Закончив кой-какие дела, мы поехали в Канны, где обедали в ресторане. К сожалению, кроме нас там никого не было, и лакеи готовились к ночи: уставляли стол дичью, расстилали скатерти и на нас смотрели как на чудаков. К моему огорченью, В.Н. и И.А. были как-то раздражительны, мрачны, и потому мне стало грустно. После обеда вышли на набережную, и я, отойдя от них, постояла несколько минут у перил над морем, глядя в неприветливую морскую даль, слушая глухие удары волн. В порту на яхтах горели гирлянды разноцветных огней, большие окна казино, задернутые изнутри красным в цветах шелком, были освещены, вверху в черно-синем сухом небе блестели необычные праздничные звезды, а море шумело, разливаясь в полутьме по берегу светящейся ценой. И я вдруг вспомнила о затонувшей подводной лодке, которую все эти дни пытались безуспешно спасти и не спасли. Я представила себе эту лодку — стальной гроб — в страшной глубине, среди черной ледяной воды, медленное, страшное ее раскачивание…
26 декабря
День газет. Пришли все рождественские номера и несколько журналов. Сначала читали вместе в кабинете И.А., потом отдельно в своих комнатах, и неудивительно, что у меня болит голова.
В «Днях» и «Последних Новостях» вещи И.А. Он внутренне недоволен этим. Но все же ему должно быть приятно, что его печатают всегда с таким чувствующимся почитанием. Его рассказ «Спутник» настоящая маленькая драгоценность, нежная и тонкая.
Читая в «Днях» рассказ Слонима «Рождество в Важце», я очень ярко вспомнила Прагу и встречу Нового года у пана Гала в Богемии. Я уже пыталась написать это, но не нашла верного тона. Но когда-нибудь непременно напишу. Как пахло великолепными красными яблоками в спальне «пана жидителя», которую он уступил мне! Какой морозный седой был этот последний вечер старого года! И какой старый мед в длинных старомодных бокалах с золотыми прожилками. Вес мы тогда были студентами… Жив ли сейчас «пан жидитель»? Все провалилось куда-то. Но я напишу, непременно напишу это когда-нибудь!
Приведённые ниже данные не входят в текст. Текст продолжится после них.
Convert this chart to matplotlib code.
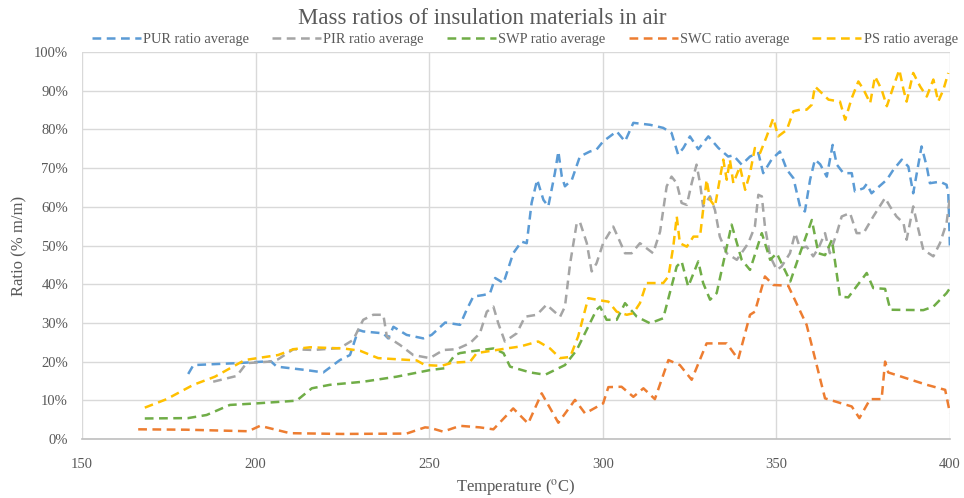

Внизу шум: это И.А. закрывает ставни. На дворе непрекращающийся шум дождя. Это просто невыносимо!
27 декабря
Читаю дневник Лоти. Это мое любимое чтение — подлинная жизнь людей. Дневник Лоти не Бог весть какой, но все же я читаю его собственную жизнь и радуюсь. Поразило одно: по собственному его признанью, он целыми годами не брал книги в руки. Как же он писал? В.Н. сказала по этому поводу, что у него была такая древняя культура в крови, что внешняя ему уже была почти не нужна. Вес это хорошо, но вес же…
30 декабря
Были в гостях Пилкины с сыном Колчака. Они милые симпатичные люди. Девочки принадлежат к новому народившемуся в эмиграции типу: ученые, увлекающиеся богословием, классиками. Старшая особенно мила бойкостью, живостью, застенчивой готовностью всякую минуту отвечать на вопросы старших.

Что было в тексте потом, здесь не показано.